VII ROLE OF CREDIT SUPPORT
Where bondholders are attracted to stable, predictable projects, the presence of credit support can make riskier projects more palatable to the bond markets. This is particularly true in infrastructure bond markets, where the establishment of public-private partnerships or the financial support of a governmental or quasi-governmental development bank or guarantee programme can lend credibility and financial assurance to investment in a project, even during the construction stage. In the US, an example is the US Department of Transportation's credit enhancements available under the Transportation Infrastructure Finance and Innovation Act (TIFIA), which allows project sponsors seeking access to capital markets to benefit from direct loans, loan guarantees and standby lines of credit from the federal government for qualifying projects. In Europe, a similar role is performed by the European Investment Bank, which was projecting to provide €16.8 billion to support infrastructure projects in 2019.12 Bondholders investing in projects that are recipients of credit from governmental or quasi-governmental entities should be aware that these entities may have very little flexibility in negotiating an inter-creditor arrangement.
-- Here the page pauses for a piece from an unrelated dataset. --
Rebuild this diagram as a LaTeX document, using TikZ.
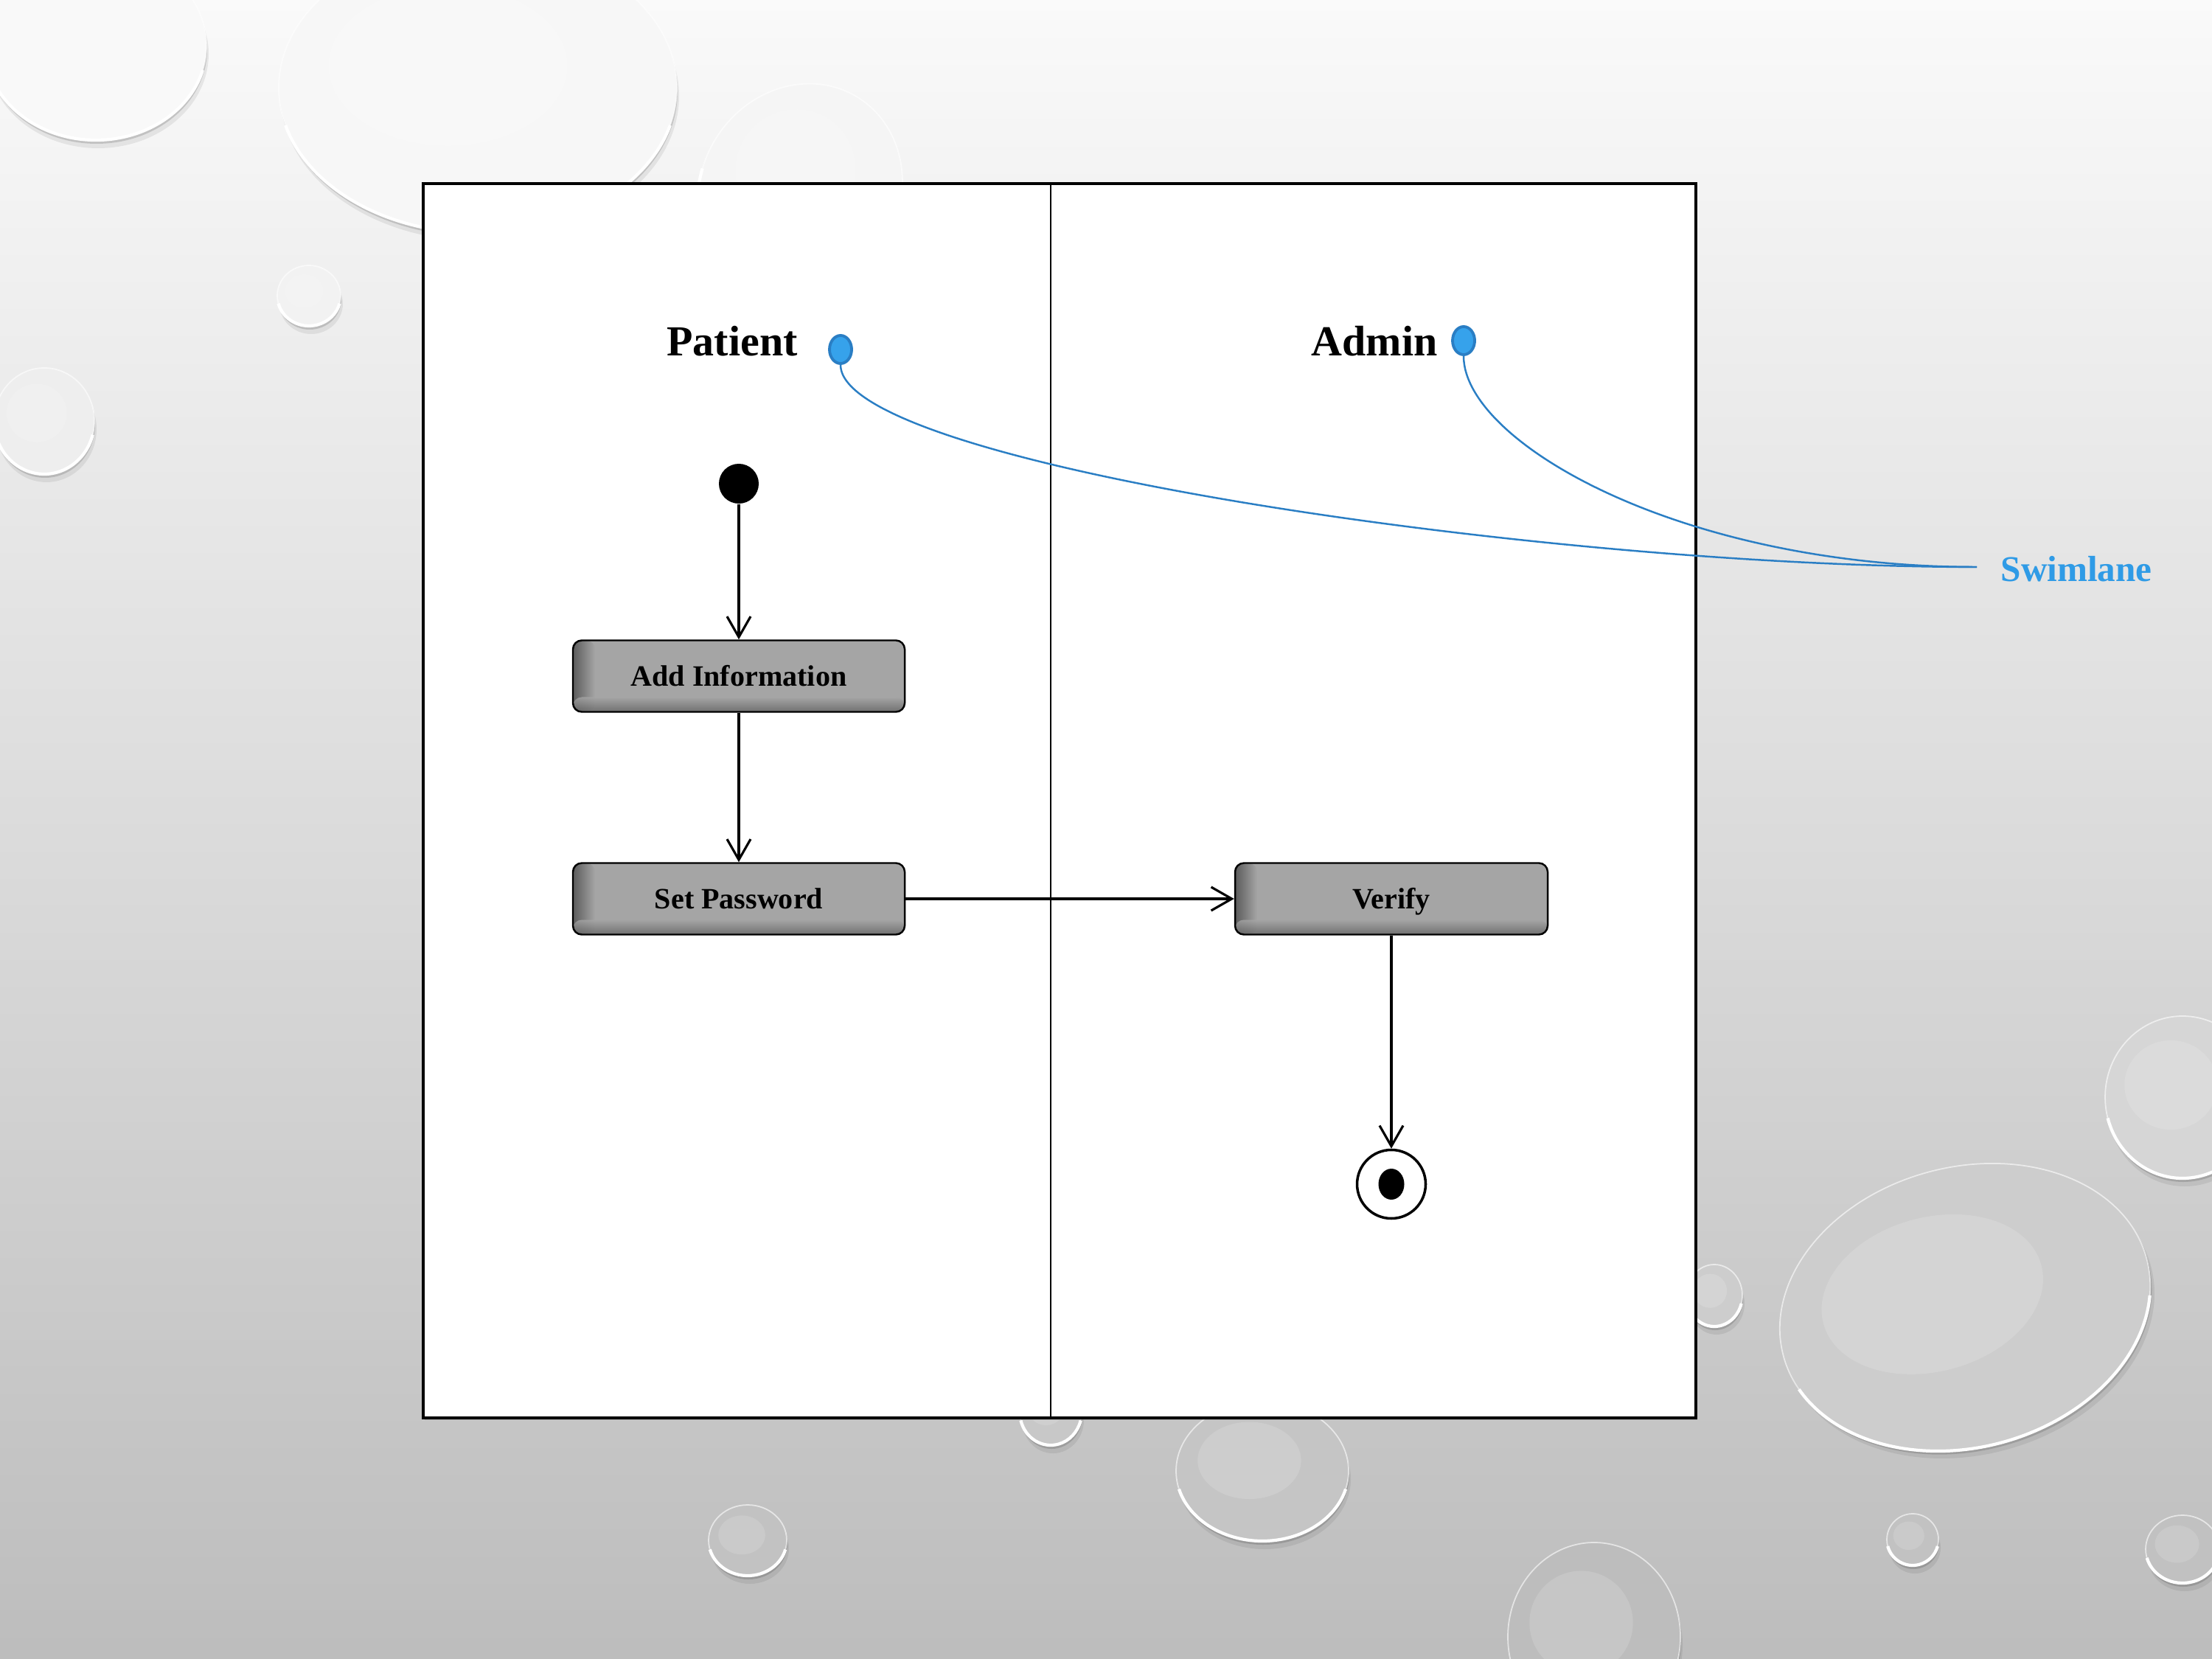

Credit support is especially important in developing markets and often takes the form of governmental involvement in guaranteeing a portion of the investment or in sponsoring the relevant project itself (generally through a state-run entity). Cross-border projects seeking access to the bond markets can also benefit (or suffer) from the credit rating of their host countries, which will be seen in many cases as a proxy for the creditworthiness of the project itself. Sponsors in less creditworthy jurisdictions will thus need to develop a robust history of constructing and operating reliable projects and seek out strong counterparties, to have a chance of exceeding their host country's own credit rating and attracting cross-border investment.
In sum, in the current economic environment that continues to support issuances of project bonds, not just in refinancing operating projects but also sufficiently financeable construction projects, prospective issuers and institutional investors alike need to avail themselves both of the exemptions to registration that govern project bond issuances and of the expectations for diligence, documentation and administration that accompany them. As an added layer, in larger projects, bondholders will need to develop an understanding of how the bond terms compare to those of other debt facilities, and both bondholders and issuers will need to understand the consequences of (and how they fit within) the creditors' established voting system, which may be established for political as well as economic reasons. Overall, sponsors must be mindful of what features attract institutional investors to project bonds – be they a project's expected future performance that maximises bondholder return, a mutually acceptable covenant package that maximises administrative efficiency in a market not known historically for well-defined administrative roles, or the availability of other credit that a project can obtain to spread risk.